*Written instruction*
Find the line with "Output the web" and the line with "18, 25, 28];", then repeat both of them and every line in between exactly. Omit the pictures.

*Information shown*
______________________________
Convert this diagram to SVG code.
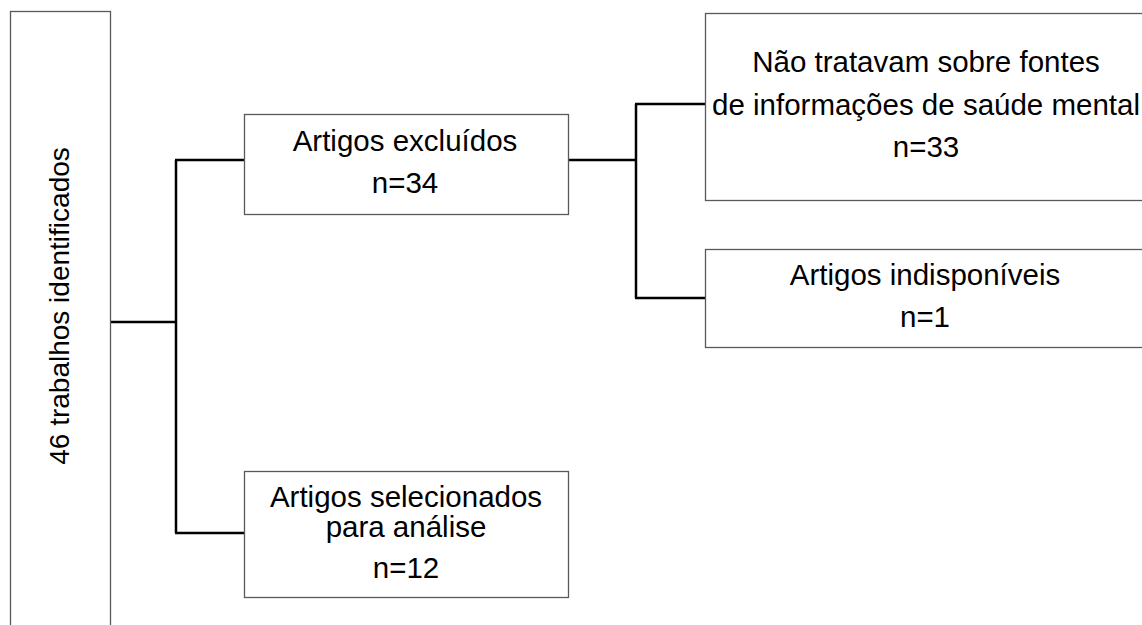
<svg xmlns="http://www.w3.org/2000/svg" width="1142" height="625" viewBox="0 0 1142 625">
<style>
.box{fill:#fff;stroke:#595959;stroke-width:1.3}
.t{font-family:"Liberation Sans",Arial,sans-serif;font-size:29.5px;fill:#000;text-anchor:middle}
.v{font-size:28px}
.c{fill:none;stroke:#000;stroke-width:2.5}
</style>
<rect width="1142" height="625" fill="#fff"/>
<g id="connectors">
<path class="c" d="M110,322 H176 M176,160 V533 M175,160 H245 M175,533 H245"/>
<path class="c" d="M568,160 H636 M636,104 V298 M635,104 H705 M635,298 H705"/>
</g>
<g id="n46">
<rect class="box" x="10.5" y="11.5" width="100" height="630"/>
<text class="t v" transform="translate(69,306) rotate(-90)">46 trabalhos identificados</text>
</g>
<g id="excluidos">
<rect class="box" x="244.5" y="114.5" width="324" height="100"/>
<text class="t" x="405" y="151">Artigos excluídos</text>
<text class="t" x="405" y="193">n=34</text>
</g>
<g id="naotratavam">
<rect class="box" x="705.5" y="13.5" width="445" height="187"/>
<text class="t" x="926" y="72">Não tratavam sobre fontes</text>
<text class="t" x="926" y="115">de informações de saúde mental</text>
<text class="t" x="926" y="157">n=33</text>
</g>
<g id="indisponiveis">
<rect class="box" x="705.5" y="249.5" width="445" height="98"/>
<text class="t" x="925" y="285">Artigos indisponíveis</text>
<text class="t" x="925" y="327">n=1</text>
</g>
<g id="selecionados">
<rect class="box" x="244.5" y="471.5" width="324" height="126"/>
<text class="t" x="406" y="507">Artigos selecionados</text>
<text class="t" x="406" y="537">para análise</text>
<text class="t" x="406" y="578">n=12</text>
</g>
</svg>
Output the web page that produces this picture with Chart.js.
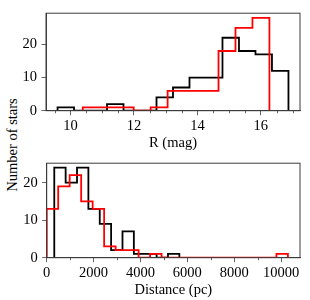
<!DOCTYPE html>
<html>
<head>
<meta charset="utf-8">
<script src="https://cdn.jsdelivr.net/npm/chart.js@4/dist/chart.umd.min.js"></script>
<style>
    body { margin: 0; background: #fff; }
    #wrap { position: relative; width: 310px; height: 300px; }
    canvas { position: absolute; left: 0; }
    #topChart { top: 0; z-index: 2; }
    #bottomChart { top: 150px; z-index: 1; }
    #yTitle {
        position: absolute;
        left: 12px;
        top: 145px;
        transform: translate(-50%, -50%) rotate(-90deg);
        font: 14.5px "Liberation Serif", serif;
        white-space: nowrap;
        color: #000;
    }
</style>
</head>
<body>
<div id="wrap">
    <canvas id="topChart" width="310" height="160"></canvas>
    <canvas id="bottomChart" width="310" height="150"></canvas>
    <div id="yTitle">Number of stars</div>
</div>
<script>
// R magnitude histograms (bin edges and counts)
const magEdgesBlack = [9.59, 10.11, 10.63, 11.15, 11.67, 12.19, 12.71, 13.23, 13.75, 14.27, 14.79, 15.31, 15.83, 16.35, 16.87];
const magCountsBlack = [1, 0, 0, 2, 0, 0, 4, 7, 10, 10, 22, 18, 17, 12];
const magEdgesRed = [10.385, 10.92, 11.455, 11.99, 12.525, 13.06, 13.595, 14.13, 14.665, 15.2, 15.735, 16.27];
const magCountsRed = [1, 1, 1, 0, 1, 6, 6, 6, 18, 25, 28];

// distance histograms
const distEdgesBlack = [323, 808, 1293, 1778, 2263, 2748, 3233, 3718, 4203, 4688, 5173, 5658];
const distCountsBlack = [24, 20, 24, 13, 9, 2, 7, 1, 1, 0, 1];
const distEdgesRed = [0, 490, 980, 1470, 1960, 2450, 2940, 3430, 3920, 4410, 4900, 5390, 5880, 6370, 6860, 7350, 7840, 8330, 8820, 9310, 9800, 10290];
const distCountsRed = [13, 19, 22, 15, 13, 3, 2, 2, 0, 1, 0, 0, 0, 0, 0, 0, 0, 0, 0, 0, 1];

const magTicks = [10, 12, 14, 16];
const magMinor = [9.5, 10.5, 11, 11.5, 12.5, 13, 13.5, 14.5, 15, 15.5, 16.5, 17];
const distTicks = [0, 2000, 4000, 6000, 8000, 10000];
const distMinor = [1000, 3000, 5000, 7000, 9000];
const countTicks = [0, 10, 20];

const FONT = { family: "'Liberation Serif', serif", size: 14.5 };
const AXIS_COLOR = "#3c3c3c";

function stepPoints(edges, counts) {
    const pts = [{ x: edges[0], y: 0 }];
    counts.forEach((c, i) => pts.push({ x: edges[i], y: c }));
    pts.push({ x: edges[edges.length - 1], y: counts[counts.length - 1] });
    pts.push({ x: edges[edges.length - 1], y: 0 });
    return pts;
}

function histDataset(edges, counts, color) {
    return {
        data: stepPoints(edges, counts),
        stepped: "before",
        borderColor: color,
        borderWidth: 1.8,
        pointRadius: 0,
        fill: false,
    };
}

const framePlugin = {
    id: "frame",
    afterDraw(chart, args, opts) {
        const { ctx, chartArea: a, scales } = chart;
        ctx.save();
        ctx.strokeStyle = AXIS_COLOR;
        ctx.lineWidth = 1;
        ctx.strokeRect(a.left, a.top, a.right - a.left, a.bottom - a.top);
        ctx.beginPath();
        (opts.minor || []).forEach((v) => {
            const x = Math.round(scales.x.getPixelForValue(v)) + 0.5;
            ctx.moveTo(x, a.bottom);
            ctx.lineTo(x, a.bottom + 2.5);
        });
        ctx.lineWidth = 0.8;
        ctx.stroke();
        ctx.restore();
    },
};

function makeChart(id, datasets, x, yMax, box) {
    const fixedTicks = (values) => (scale) => {
        scale.ticks = values.map((v) => ({ value: v }));
    };
    return new Chart(document.getElementById(id), {
        type: "line",
        data: { datasets },
        plugins: [framePlugin],
        options: {
            responsive: false,
            animation: false,
            devicePixelRatio: 1,
            layout: { padding: { left: 0, right: 10, top: box.top, bottom: 0 } },
            plugins: {
                legend: { display: false },
                tooltip: { enabled: false },
                frame: { minor: x.minor },
            },
            scales: {
                x: {
                    type: "linear",
                    min: x.min,
                    max: x.max,
                    afterBuildTicks: fixedTicks(x.ticks),
                    afterFit: (s) => { s.height = box.xHeight; },
                    grid: { drawOnChartArea: false, tickLength: 4.5, color: AXIS_COLOR, tickWidth: 0.8 },
                    border: { color: AXIS_COLOR },
                    ticks: { font: FONT, color: "#000", padding: 2.5, maxRotation: 0, callback: (v) => String(v) },
                    title: { display: true, text: x.title, font: FONT, color: "#000", padding: { top: 0, bottom: box.titlePad } },
                },
                y: {
                    type: "linear",
                    min: 0,
                    max: yMax,
                    afterBuildTicks: fixedTicks(countTicks),
                    afterFit: (s) => { s.width = box.yWidth; },
                    grid: { drawOnChartArea: false, tickLength: 4.5, color: AXIS_COLOR, tickWidth: 0.8 },
                    border: { color: AXIS_COLOR },
                    ticks: { font: FONT, color: "#000", padding: 4.5, callback: (v) => String(v) },
                },
            },
        },
    });
}

makeChart(
    "topChart",
    [histDataset(magEdgesRed, magCountsRed, "#ff0000"), histDataset(magEdgesBlack, magCountsBlack, "#000000")],
    { min: 9.226, max: 17.234, ticks: magTicks, minor: magMinor, title: "R (mag)" },
    29.4,
    { top: 5, xHeight: 49.3, yWidth: 46, titlePad: 7.8 }
);

makeChart(
    "bottomChart",
    [histDataset(distEdgesRed, distCountsRed, "#ff0000"), histDataset(distEdgesBlack, distCountsBlack, "#000000")],
    { min: 0, max: 10805, ticks: distTicks, minor: distMinor, title: "Distance (pc)" },
    25.2,
    { top: 2.7, xHeight: 42.3, yWidth: 46.7, titlePad: 1.1 }
);
</script>
</body>
</html>
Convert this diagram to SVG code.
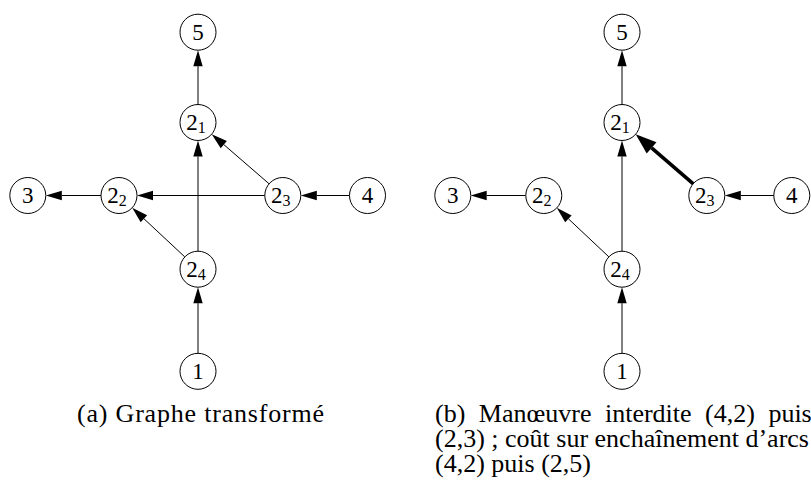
______________________________
*The solution*
Output the web page that produces this picture with Chart.js.
<!DOCTYPE html>
<html>
<head>
<meta charset="utf-8">
<script src="https://cdn.jsdelivr.net/npm/chart.js@4/dist/chart.umd.min.js"></script>
<style>
    body { margin: 0; background: #fff; }
    #wrap { position: relative; width: 310px; height: 300px; }
    canvas { position: absolute; left: 0; }
    #topChart { top: 0; z-index: 2; }
    #bottomChart { top: 150px; z-index: 1; }
    #yTitle {
        position: absolute;
        left: 12px;
        top: 145px;
        transform: translate(-50%, -50%) rotate(-90deg);
        font: 14.5px "Liberation Serif", serif;
        white-space: nowrap;
        color: #000;
    }
</style>
</head>
<body>
<div id="wrap">
    <canvas id="topChart" width="310" height="160"></canvas>
    <canvas id="bottomChart" width="310" height="150"></canvas>
    <div id="yTitle">Number of stars</div>
</div>
<script>
// R magnitude histograms (bin edges and counts)
const magEdgesBlack = [9.59, 10.11, 10.63, 11.15, 11.67, 12.19, 12.71, 13.23, 13.75, 14.27, 14.79, 15.31, 15.83, 16.35, 16.87];
const magCountsBlack = [1, 0, 0, 2, 0, 0, 4, 7, 10, 10, 22, 18, 17, 12];
const magEdgesRed = [10.385, 10.92, 11.455, 11.99, 12.525, 13.06, 13.595, 14.13, 14.665, 15.2, 15.735, 16.27];
const magCountsRed = [1, 1, 1, 0, 1, 6, 6, 6, 18, 25, 28];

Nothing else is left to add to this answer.